In previous posts, I’ve discussed various breakthroughs and tools in artificial intelligence that are helping transform the world of medical science and healthcare. Today, I want to dive into a concept that, when executed correctly, could revolutionize this field and unleash the full potential of AI.
Large Language Models
It hasn’t been long since large language models LLMs. like ChatGPT were introduced, yet in this short time, we’ve all witnessed the immense power of AI firsthand. However, even before ChatGPT, if you were a tech enthusiast or someone into AI, you might have encountered services with similar capabilities. Early chatbots, often trained on limited datasets using natural language processing NLP and natural language generation NLG technologies, were designed to handle specific tasks—like helping you place an order online. The main limitation, though, was their narrow focus. For example, while these bots could help you navigate from the payment page to your cart, they’d struggle to answer unrelated questions, like the temperature at the center of the sun. Large language models solved this issue. With architectures like transformers and training on massive datasets, these models can talk, analyze, reason, and provide human-readable responses on almost any topic.

Foundation Models
LLMs are actually a subset of a broader category called foundation models. These are machine learning or deep learning algorithms trained on vast amounts of data and can be used across a wide range of tasks. Essentially, you’re dealing with a model that has a large number of parameters—more than 1.7 trillion in the case of GPT-4. But LLMs aren’t the only kind of foundation models. For instance, services like DALL-E do the same for images, using large visual models (LVMs). At a higher level, multimodal models (LMMs) learn from diverse data types such as images, audio, video, and text, making them capable of solving a broader array of tasks.
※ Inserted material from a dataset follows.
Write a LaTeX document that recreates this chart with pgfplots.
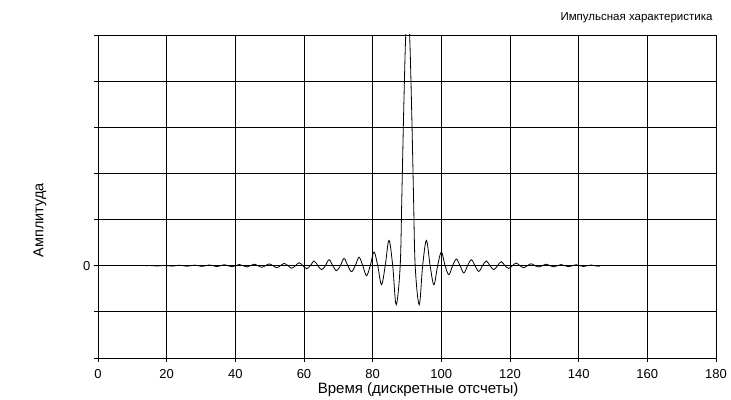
\documentclass[border=0pt]{standalone}
\usepackage{fontspec}
\setmainfont{Liberation Sans}
\usepackage{pgfplots}
\pgfplotsset{compat=1.18}
\begin{document}
\begin{tikzpicture}
\begin{axis}[
  scale only axis, width=618pt, height=323pt,
  xmin=0, xmax=180, ymin=-2, ymax=5,
  xtick={0,20,...,180}, ytick={-2,-1,0,1,2,3,4,5},
  yticklabels={{},{},0,{},{},{},{},{}},
  grid=major, major grid style={black, line width=0.8pt},
  axis line style={black, line width=0.8pt},
  tick style={black, line width=0.8pt}, tick align=outside, major tick length=4pt,
  tick pos=left,
  tick label style={font=\fontsize{13}{15}\selectfont},
  xticklabel style={yshift=-4pt},
  /pgf/number format/assume math mode=true,
  title={Импульсная характеристика},
  title style={at={(axis description cs:1,1.036)}, anchor=east, font=\fontsize{11.5}{13}\selectfont},
  xlabel={Время (дискретные отсчеты)},
  xlabel style={at={(axis description cs:0.518,-0.099)}, anchor=center, font=\fontsize{15}{17}\selectfont},
  ylabel={Амплитуда},
  ylabel style={at={(axis description cs:-0.094,0.427)}, anchor=center, font=\fontsize{14.5}{16}\selectfont},
]
\addplot[black, line width=0.8pt, smooth, tension=0.55] coordinates {
(13.90,0) (14.99,0.004) (16.08,0) (17.17,-0.007) (18.26,0) (19.35,0.007) (20.44,0) (21.53,-0.009) (22.62,0) (23.71,0.011) (24.80,0) (25.89,-0.011) (26.98,0) (28.07,0.013) (29.16,0) (30.25,-0.015) (31.34,0) (32.43,0.017) (33.52,0) (34.61,-0.020) (35.70,0) (36.79,0.022) (37.88,0) (38.97,-0.024) (40.06,0) (41.15,0.026) (42.24,0) (43.33,-0.028) (44.42,0) (45.51,0.033) (46.60,0) (47.69,-0.035) (48.78,0) (49.87,0.039) (50.96,0) (52.05,-0.043) (53.14,0) (54.23,0.050) (55.32,0) (56.41,-0.054) (57.50,0) (58.59,0.065) (59.68,0) (60.77,-0.065) (61.86,0) (62.95,0.102) (64.04,0) (65.13,-0.087) (66.22,0) (67.31,0.130) (68.40,0) (69.49,-0.108) (70.58,0) (71.67,0.158) (72.76,0) (73.85,-0.130) (74.94,0) (76.03,0.184) (77.12,0) (78.21,-0.217) (79.30,0) (80.39,0.297) (81.48,0) (82.57,-0.412) (83.66,0) (84.75,0.549) (85.84,0) (86.85,-0.846) (88.02,0) (88.5,1.51) (89.0,3.24) (89.6,4.94) (90.2,5.6) (90.8,4.94) (91.4,3.24) (91.9,1.51) (92.38,0) (93.55,-0.846) (94.56,0) (95.65,0.549) (96.74,0) (97.83,-0.412) (98.92,0) (100.01,0.297) (101.10,0) (102.19,-0.195) (103.28,0) (104.37,0.145) (105.46,0) (106.55,-0.158) (107.64,0) (108.73,0.130) (109.82,0) (110.91,-0.124) (112.00,0) (113.09,0.102) (114.18,0) (115.27,-0.087) (116.36,0) (117.45,0.087) (118.54,0) (119.63,-0.059) (120.72,0) (121.81,0.059) (122.90,0) (123.99,-0.043) (125.08,0) (126.17,0.043) (127.26,0) (128.35,-0.028) (129.44,0) (130.53,0.033) (131.62,0) (132.71,-0.026) (133.80,0) (134.89,0.026) (135.98,0) (137.07,-0.022) (138.16,0) (139.25,0.022) (140.34,0) (141.43,-0.017) (142.52,0) (143.61,0.015) (144.70,0) (145.79,-0.011) (146.3,0)
};
\coordinate (ll) at (rel axis cs:0,0);
\coordinate (ur) at (rel axis cs:1,1);
\end{axis}
\pgfresetboundingbox
\path[use as bounding box] ([shift={(-98pt,-42pt)}]ll) rectangle ([shift={(15pt,35pt)}]ur);
\end{tikzpicture}
\end{document}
This is what happened with ChatGPT, it gradually evolved from a language model to a multimodal model, now able to analyze and generate both images and sounds.
A Medical Example
Whenever AI advances, there’s always a question: how can this help the medical field? That’s why many organizations, including major players like Google, have started applying foundation models to healthcare. Google initially developed Med-PaLM1, a large language model trained to answer medical questions with approximately 70% accuracy. Later, they improved this to about 80% with Med-PaLM2. Then, they began incorporating other data types beyond text, leading to Med-PaLMM. Google’s scientists are now integrating this with their Gemini model, creating what’s called Med-Gemini. Below is a table that shows the data that was used to train Med-Gemini. Here is the link to the research paper from Google

The dataset used to train these models spans various fields such as genomics, radiology, and pathology. As a result, the model can analyze and interpret, for example, a patient’s radiology scan with remarkable precision.

The Big Race
Other companies are also racing to build their own multimodal models, using either fewer or more data sources, aiming to create AI systems that can serve the medical sector. The true winner of this race could profit significantly more than OpenAI did with ChatGPT, as the buyers here won’t be regular people but hospitals and companies willing to invest heavily in improving their operations, decision-making, and resource management.
That said, developing such foundation models isn’t as simple as fine-tuning them. One of the biggest challenges is the vast amount of data required. Due to security and access costs, acquiring large medical datasets is particularly difficult. OpenAI may have had the liberty to download vast amounts of internet data for training, but it’s not so easy to obtain patient data for model training.
I’ve always thought that one of the foundational steps towards creating powerful models in healthcare is reducing sensitivities around patient data and establishing infrastructures that regularly store anonymized patient data in a central database. Yet, these challenges make it clear that bringing such models into hospitals and doctors’ offices may still be a distant goal.
This might be the AI utopia we’re striving for—but we still have a long way to go.